[Figure scripts]
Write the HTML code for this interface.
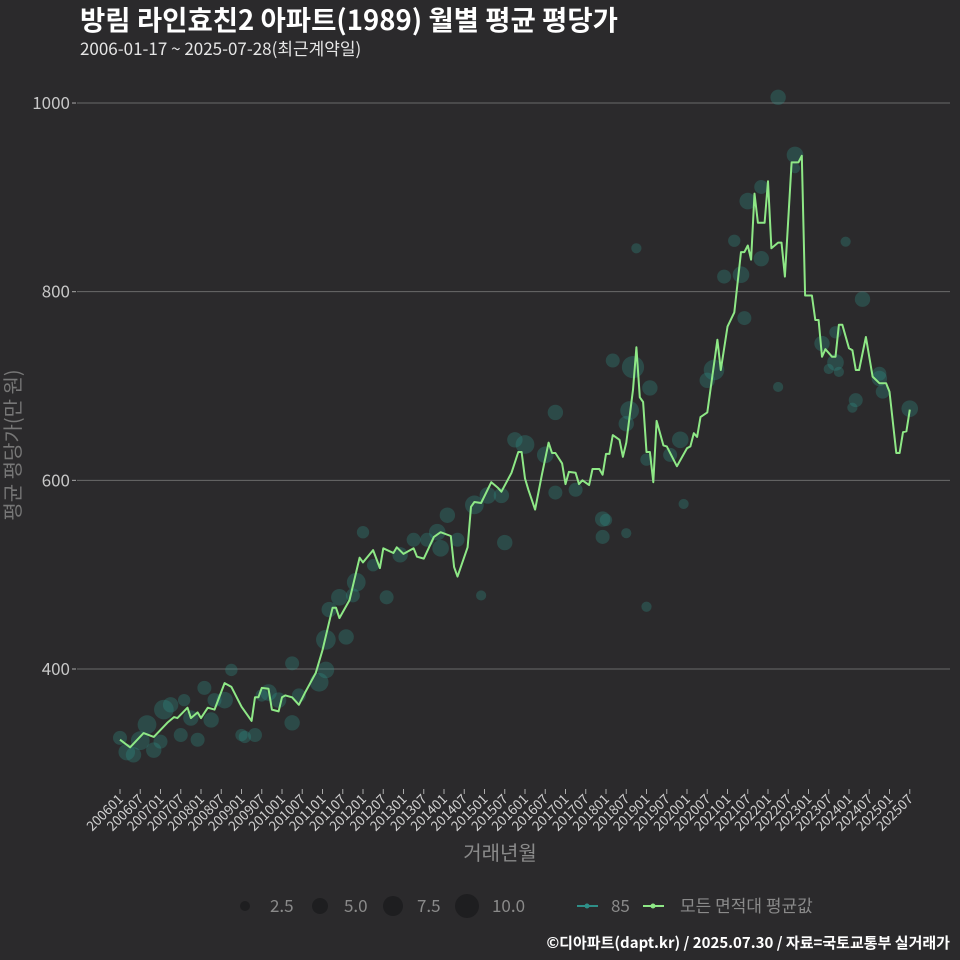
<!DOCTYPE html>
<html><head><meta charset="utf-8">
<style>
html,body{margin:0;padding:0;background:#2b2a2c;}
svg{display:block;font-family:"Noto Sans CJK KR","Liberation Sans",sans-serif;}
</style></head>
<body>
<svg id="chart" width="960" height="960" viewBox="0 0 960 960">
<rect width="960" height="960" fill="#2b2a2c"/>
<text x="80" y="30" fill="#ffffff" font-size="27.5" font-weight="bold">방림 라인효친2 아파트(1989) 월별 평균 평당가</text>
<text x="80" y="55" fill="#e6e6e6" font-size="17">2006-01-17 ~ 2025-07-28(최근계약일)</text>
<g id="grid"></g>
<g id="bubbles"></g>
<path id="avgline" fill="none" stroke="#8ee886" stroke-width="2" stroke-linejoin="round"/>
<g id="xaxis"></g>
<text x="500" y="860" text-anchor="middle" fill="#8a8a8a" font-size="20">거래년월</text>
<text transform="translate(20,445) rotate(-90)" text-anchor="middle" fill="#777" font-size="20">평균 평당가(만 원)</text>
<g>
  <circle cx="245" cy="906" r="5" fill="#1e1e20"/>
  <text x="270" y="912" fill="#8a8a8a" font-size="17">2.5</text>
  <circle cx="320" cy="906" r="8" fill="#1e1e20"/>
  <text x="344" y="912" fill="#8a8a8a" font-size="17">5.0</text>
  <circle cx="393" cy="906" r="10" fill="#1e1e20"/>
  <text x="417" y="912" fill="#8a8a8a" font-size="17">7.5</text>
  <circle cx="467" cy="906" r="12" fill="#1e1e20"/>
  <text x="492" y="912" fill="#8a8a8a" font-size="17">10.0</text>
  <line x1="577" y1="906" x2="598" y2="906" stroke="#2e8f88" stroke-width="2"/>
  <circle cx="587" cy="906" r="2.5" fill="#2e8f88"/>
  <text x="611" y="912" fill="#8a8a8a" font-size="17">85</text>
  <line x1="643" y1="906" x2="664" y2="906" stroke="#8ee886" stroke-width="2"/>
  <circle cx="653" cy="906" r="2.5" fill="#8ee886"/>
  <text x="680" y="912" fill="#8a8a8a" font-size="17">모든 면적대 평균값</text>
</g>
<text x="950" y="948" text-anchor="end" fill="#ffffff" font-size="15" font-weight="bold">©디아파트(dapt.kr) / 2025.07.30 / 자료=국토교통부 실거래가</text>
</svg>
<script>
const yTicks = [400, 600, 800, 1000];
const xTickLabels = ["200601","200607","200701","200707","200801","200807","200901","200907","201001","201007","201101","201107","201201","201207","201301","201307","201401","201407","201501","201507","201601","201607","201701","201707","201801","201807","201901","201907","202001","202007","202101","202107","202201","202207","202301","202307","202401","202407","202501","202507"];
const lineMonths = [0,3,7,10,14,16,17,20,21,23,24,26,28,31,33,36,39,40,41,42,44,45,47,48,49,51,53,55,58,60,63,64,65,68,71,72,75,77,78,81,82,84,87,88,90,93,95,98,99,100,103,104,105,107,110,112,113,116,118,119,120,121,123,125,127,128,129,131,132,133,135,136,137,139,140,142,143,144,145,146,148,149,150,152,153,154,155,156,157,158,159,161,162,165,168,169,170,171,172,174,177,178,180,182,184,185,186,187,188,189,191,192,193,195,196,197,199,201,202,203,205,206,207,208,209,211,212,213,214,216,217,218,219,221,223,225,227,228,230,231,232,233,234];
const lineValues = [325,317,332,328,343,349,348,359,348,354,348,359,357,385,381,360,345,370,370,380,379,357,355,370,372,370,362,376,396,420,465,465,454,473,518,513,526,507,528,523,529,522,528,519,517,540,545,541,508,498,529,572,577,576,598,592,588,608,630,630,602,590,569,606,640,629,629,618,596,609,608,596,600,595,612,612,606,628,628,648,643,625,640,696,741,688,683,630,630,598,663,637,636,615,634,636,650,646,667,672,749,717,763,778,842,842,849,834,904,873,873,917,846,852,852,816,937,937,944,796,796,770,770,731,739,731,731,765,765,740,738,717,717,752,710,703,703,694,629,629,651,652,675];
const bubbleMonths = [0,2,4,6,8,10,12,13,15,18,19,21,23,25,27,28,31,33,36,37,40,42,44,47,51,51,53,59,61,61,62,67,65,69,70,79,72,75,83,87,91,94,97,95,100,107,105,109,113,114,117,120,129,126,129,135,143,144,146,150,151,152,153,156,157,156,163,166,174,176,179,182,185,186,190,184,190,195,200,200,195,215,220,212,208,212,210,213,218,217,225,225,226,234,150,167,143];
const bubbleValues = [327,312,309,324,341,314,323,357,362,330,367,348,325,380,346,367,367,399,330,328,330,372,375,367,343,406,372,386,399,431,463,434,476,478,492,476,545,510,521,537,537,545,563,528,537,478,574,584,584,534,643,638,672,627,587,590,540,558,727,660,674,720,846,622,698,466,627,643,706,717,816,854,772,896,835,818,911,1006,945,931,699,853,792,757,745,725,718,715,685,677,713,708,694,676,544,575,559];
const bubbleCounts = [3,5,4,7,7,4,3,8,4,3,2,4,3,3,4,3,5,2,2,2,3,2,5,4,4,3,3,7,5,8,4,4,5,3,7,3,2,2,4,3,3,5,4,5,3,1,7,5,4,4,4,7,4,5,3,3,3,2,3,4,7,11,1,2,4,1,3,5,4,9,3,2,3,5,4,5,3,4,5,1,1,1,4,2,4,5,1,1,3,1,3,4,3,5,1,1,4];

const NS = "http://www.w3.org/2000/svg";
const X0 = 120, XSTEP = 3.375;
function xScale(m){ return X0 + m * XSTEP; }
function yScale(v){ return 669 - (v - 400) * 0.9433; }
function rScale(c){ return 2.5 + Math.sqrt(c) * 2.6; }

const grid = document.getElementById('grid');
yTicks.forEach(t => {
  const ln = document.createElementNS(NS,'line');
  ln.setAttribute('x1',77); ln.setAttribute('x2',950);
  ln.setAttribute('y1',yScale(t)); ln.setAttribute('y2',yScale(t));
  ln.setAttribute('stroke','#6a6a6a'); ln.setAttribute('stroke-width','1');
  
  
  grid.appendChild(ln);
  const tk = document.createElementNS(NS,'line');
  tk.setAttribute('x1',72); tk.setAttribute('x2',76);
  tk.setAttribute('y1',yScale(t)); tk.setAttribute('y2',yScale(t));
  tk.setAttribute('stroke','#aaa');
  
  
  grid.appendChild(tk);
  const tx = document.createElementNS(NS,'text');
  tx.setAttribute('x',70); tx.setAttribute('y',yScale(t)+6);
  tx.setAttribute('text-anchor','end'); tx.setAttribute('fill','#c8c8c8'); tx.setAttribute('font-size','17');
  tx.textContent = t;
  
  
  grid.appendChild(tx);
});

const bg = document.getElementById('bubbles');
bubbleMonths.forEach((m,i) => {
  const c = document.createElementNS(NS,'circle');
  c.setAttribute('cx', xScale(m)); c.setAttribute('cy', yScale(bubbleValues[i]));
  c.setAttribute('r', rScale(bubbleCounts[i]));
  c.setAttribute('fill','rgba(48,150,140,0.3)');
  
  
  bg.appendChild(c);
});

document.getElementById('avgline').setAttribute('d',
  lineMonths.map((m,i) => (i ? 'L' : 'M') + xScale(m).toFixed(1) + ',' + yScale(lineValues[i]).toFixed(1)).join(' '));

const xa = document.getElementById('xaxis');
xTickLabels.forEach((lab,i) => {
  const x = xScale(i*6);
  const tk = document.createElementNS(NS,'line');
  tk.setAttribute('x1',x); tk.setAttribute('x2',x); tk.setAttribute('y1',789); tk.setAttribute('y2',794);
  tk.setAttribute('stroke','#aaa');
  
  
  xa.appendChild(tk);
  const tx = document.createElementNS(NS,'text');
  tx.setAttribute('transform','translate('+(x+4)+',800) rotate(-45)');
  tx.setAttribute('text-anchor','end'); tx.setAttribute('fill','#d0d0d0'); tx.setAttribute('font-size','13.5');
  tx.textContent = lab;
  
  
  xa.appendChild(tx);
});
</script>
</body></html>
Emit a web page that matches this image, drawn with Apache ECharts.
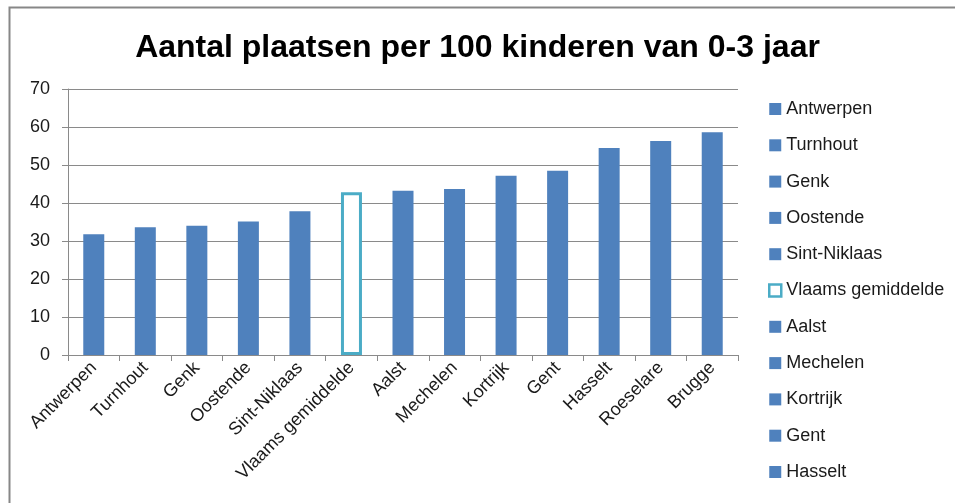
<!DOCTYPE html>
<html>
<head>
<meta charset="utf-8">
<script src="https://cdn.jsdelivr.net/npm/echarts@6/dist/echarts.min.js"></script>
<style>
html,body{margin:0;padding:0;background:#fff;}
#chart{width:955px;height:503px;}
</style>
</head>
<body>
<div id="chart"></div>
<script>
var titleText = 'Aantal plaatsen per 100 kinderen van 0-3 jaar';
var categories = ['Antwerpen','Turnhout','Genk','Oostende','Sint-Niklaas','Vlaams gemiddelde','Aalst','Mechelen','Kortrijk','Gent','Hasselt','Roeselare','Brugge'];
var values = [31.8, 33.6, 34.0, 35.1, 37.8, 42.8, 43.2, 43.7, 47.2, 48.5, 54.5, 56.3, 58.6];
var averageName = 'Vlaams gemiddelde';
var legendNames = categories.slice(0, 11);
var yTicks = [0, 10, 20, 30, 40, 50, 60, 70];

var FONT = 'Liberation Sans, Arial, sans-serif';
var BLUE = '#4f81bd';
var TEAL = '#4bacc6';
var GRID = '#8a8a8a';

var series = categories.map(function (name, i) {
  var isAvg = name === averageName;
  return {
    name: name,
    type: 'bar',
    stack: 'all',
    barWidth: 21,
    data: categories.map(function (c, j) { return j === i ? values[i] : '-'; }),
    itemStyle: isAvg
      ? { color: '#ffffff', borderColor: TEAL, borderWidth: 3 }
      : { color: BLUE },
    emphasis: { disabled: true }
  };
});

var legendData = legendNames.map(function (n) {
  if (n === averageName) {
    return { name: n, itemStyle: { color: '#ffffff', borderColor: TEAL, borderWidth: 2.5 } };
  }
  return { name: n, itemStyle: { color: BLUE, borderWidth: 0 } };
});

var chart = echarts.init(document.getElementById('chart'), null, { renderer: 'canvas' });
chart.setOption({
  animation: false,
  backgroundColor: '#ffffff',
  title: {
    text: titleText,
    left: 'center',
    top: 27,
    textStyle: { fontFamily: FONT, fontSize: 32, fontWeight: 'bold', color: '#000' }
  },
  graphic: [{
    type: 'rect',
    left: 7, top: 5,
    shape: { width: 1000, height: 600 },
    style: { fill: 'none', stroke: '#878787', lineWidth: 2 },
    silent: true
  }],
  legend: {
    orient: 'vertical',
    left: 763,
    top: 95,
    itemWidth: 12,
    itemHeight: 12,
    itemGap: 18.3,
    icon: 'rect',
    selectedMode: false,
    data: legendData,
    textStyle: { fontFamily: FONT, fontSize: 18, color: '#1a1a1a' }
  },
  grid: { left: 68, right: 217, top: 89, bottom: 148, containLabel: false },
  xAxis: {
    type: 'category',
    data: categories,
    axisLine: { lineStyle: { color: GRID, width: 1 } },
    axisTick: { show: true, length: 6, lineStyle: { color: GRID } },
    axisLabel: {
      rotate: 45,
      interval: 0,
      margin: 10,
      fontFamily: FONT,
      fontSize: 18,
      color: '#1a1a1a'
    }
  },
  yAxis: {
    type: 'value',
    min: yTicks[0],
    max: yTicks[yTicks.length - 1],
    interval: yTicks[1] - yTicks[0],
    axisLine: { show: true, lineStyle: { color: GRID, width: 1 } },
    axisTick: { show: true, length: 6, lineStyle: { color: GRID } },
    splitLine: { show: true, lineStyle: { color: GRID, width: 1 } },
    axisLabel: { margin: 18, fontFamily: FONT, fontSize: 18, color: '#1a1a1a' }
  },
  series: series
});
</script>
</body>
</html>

### Problem
Copy word for word every line from the one with "Emit a web page" through the one with "var GRID = '#8a8a8a';", including both. No pictures belong in the copy.

### Answer to the exercise
Emit a web page that matches this image, drawn with Apache ECharts.
<!DOCTYPE html>
<html>
<head>
<meta charset="utf-8">
<script src="https://cdn.jsdelivr.net/npm/echarts@6/dist/echarts.min.js"></script>
<style>
html,body{margin:0;padding:0;background:#fff;}
#chart{width:955px;height:503px;}
</style>
</head>
<body>
<div id="chart"></div>
<script>
var titleText = 'Aantal plaatsen per 100 kinderen van 0-3 jaar';
var categories = ['Antwerpen','Turnhout','Genk','Oostende','Sint-Niklaas','Vlaams gemiddelde','Aalst','Mechelen','Kortrijk','Gent','Hasselt','Roeselare','Brugge'];
var values = [31.8, 33.6, 34.0, 35.1, 37.8, 42.8, 43.2, 43.7, 47.2, 48.5, 54.5, 56.3, 58.6];
var averageName = 'Vlaams gemiddelde';
var legendNames = categories.slice(0, 11);
var yTicks = [0, 10, 20, 30, 40, 50, 60, 70];

var FONT = 'Liberation Sans, Arial, sans-serif';
var BLUE = '#4f81bd';
var TEAL = '#4bacc6';
var GRID = '#8a8a8a';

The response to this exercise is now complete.